A YouGov poll found Johnson could help win seats in London in 2015, while under Cameron the Tories would lose key marginals in the capital city.
The findings hand a boost to the London Mayor during his high-profile investment trip to China , while giving Cameron - who remains stuck at home - yet another reason to be wary of the ambitious Johnson.
Research indicates that under Cameron the Tories face a net loss of six seats in the capital city at the next general election. This would tip the odds further away from the PM and towards Ed Miliband's Labour Party.
But when voters were asked their intentions if Johnson were leader of the Conservatives, then the results indicated the Tories would gain two MPs - an overall difference of seven points.
President of YouGov Peter Kellner said: "Under this Boris scenario, the Conservatives could have a chance of governing alone.
"Under Cameron the Conservatives would almost certainly lose seats in London at an election held now. Under Boris they could well end up with more seats than they currently hold. But Boris is not normal and Londoners love him.
"No political leader since Churchill can match his popularity after five years in office. Fully 64 per cent of Londoners tell YouGov he is doing well. They include Labour and Liberal Democrat supporters.
"This is why Conservative support goes up seven points when Londoners are asked how they would vote if Boris were the party's national leader."
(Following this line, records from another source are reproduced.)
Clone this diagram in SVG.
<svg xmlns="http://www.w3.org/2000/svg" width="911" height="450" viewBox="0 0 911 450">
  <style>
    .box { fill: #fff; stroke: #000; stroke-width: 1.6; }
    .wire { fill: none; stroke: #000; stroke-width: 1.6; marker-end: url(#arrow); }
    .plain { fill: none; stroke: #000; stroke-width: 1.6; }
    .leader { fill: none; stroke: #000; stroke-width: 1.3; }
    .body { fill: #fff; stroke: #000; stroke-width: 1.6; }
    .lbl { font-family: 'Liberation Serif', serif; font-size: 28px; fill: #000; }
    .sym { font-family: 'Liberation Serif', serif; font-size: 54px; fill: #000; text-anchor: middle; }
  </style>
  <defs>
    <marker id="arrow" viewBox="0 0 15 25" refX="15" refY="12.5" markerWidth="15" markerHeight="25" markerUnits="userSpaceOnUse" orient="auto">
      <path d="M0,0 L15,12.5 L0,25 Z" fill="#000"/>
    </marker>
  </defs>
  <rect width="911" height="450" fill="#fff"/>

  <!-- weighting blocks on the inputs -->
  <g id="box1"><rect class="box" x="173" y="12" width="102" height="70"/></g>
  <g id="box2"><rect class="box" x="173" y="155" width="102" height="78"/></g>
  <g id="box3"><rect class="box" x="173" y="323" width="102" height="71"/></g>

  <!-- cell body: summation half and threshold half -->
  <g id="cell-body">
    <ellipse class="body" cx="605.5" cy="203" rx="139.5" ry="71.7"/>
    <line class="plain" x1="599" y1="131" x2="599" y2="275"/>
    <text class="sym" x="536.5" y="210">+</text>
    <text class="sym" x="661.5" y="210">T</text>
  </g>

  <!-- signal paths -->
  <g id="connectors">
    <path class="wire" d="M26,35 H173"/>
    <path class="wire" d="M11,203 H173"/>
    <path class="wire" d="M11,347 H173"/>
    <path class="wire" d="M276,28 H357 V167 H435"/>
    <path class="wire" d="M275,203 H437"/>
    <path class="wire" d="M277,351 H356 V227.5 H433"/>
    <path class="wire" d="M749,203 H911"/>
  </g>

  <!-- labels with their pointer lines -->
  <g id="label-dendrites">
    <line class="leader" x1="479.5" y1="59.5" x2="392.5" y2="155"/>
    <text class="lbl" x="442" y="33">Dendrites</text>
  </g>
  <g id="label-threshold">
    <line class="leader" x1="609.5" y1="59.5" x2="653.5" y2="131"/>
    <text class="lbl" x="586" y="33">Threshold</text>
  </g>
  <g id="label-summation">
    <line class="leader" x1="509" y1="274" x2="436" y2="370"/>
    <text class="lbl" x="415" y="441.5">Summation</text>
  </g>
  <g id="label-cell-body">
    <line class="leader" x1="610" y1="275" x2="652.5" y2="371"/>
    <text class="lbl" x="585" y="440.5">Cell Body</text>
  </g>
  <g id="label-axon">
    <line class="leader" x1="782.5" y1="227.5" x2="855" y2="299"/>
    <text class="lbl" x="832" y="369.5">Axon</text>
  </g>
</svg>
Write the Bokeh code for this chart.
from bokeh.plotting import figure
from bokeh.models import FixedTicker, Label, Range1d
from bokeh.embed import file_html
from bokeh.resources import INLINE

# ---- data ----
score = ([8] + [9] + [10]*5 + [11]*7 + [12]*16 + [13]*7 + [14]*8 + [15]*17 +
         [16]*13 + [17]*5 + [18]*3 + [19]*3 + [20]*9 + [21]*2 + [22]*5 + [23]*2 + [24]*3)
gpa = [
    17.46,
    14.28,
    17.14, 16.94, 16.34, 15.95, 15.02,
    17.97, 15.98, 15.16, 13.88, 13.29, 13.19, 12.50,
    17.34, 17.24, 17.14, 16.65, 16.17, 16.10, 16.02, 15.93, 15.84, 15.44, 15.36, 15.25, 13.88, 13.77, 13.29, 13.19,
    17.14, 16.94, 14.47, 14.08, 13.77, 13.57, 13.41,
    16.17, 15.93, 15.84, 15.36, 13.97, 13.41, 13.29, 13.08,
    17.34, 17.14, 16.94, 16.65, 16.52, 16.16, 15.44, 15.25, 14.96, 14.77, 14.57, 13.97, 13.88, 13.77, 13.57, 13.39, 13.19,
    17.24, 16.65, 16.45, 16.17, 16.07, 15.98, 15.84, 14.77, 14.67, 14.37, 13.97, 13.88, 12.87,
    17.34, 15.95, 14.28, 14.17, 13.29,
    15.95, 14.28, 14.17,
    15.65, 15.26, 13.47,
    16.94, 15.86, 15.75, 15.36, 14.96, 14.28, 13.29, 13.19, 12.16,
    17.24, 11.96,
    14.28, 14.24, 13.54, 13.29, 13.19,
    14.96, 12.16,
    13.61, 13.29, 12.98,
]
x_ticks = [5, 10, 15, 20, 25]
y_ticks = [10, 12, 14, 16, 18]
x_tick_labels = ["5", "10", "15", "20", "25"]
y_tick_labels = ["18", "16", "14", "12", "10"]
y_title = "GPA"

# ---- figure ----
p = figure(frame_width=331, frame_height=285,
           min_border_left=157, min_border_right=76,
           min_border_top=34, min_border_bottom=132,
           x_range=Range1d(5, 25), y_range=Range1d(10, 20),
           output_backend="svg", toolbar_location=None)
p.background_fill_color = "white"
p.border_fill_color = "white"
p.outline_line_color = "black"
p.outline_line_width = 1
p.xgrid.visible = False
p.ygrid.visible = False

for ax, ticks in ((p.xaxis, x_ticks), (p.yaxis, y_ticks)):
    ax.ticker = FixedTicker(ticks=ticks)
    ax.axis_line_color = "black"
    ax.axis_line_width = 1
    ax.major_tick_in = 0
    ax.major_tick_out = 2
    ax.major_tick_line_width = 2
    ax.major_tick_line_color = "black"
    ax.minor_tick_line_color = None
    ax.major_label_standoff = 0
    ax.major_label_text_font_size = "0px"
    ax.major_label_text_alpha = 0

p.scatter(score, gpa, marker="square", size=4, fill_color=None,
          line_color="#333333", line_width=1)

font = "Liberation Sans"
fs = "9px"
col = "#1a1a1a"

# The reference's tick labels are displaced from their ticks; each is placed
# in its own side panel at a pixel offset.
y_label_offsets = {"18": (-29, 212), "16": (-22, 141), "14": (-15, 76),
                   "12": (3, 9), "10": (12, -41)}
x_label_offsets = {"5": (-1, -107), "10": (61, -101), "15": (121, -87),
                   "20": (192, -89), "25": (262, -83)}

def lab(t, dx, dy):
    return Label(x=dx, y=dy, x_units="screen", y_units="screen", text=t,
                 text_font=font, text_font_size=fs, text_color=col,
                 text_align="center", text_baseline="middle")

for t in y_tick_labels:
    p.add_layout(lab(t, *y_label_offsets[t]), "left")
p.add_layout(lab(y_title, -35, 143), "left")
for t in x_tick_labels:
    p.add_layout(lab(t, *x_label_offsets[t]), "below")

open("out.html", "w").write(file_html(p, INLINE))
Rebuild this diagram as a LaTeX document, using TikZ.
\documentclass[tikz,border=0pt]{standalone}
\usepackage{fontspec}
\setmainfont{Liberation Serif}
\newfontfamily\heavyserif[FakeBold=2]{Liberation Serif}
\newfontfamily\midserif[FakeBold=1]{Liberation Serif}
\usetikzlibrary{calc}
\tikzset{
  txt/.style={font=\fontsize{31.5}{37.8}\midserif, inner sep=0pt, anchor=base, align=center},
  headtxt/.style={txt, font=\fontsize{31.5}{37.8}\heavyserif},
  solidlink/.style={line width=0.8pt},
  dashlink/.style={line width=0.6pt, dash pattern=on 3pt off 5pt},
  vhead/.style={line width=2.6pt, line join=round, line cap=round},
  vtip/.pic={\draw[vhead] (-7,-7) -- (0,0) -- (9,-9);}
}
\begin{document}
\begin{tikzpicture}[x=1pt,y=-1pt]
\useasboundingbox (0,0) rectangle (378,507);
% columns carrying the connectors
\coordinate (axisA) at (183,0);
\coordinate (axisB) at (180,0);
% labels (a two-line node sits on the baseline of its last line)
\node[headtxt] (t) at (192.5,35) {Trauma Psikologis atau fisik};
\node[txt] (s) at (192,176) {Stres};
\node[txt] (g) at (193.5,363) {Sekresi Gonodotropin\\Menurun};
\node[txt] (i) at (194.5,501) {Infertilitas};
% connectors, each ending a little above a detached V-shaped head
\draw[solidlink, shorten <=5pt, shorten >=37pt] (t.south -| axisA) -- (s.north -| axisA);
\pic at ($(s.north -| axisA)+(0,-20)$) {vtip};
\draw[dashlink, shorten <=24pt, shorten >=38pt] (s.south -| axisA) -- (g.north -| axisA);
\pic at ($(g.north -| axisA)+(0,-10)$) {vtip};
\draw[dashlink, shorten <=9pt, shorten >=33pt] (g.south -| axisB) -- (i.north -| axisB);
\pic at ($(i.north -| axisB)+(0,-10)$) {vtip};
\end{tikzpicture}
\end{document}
Johnson regularly polls better than his leader, including last year when he basked in the reflected glory of the London Olympics. This fuelled speculation of an imminent bid for power - via a Tory who would step down from their seat to give Johnson an easy route in to parliament. Yet this failed to happen.
Recent polling has indicated voters in the capital city would take none too kindly to Johnson cutting short his tenure in City Hall and pursuing a Westminster return. More than half did not want a part-time mayor and Johnson would risk jepodising his advantage in London by splitting his time as Mayor between 2015 and 2016.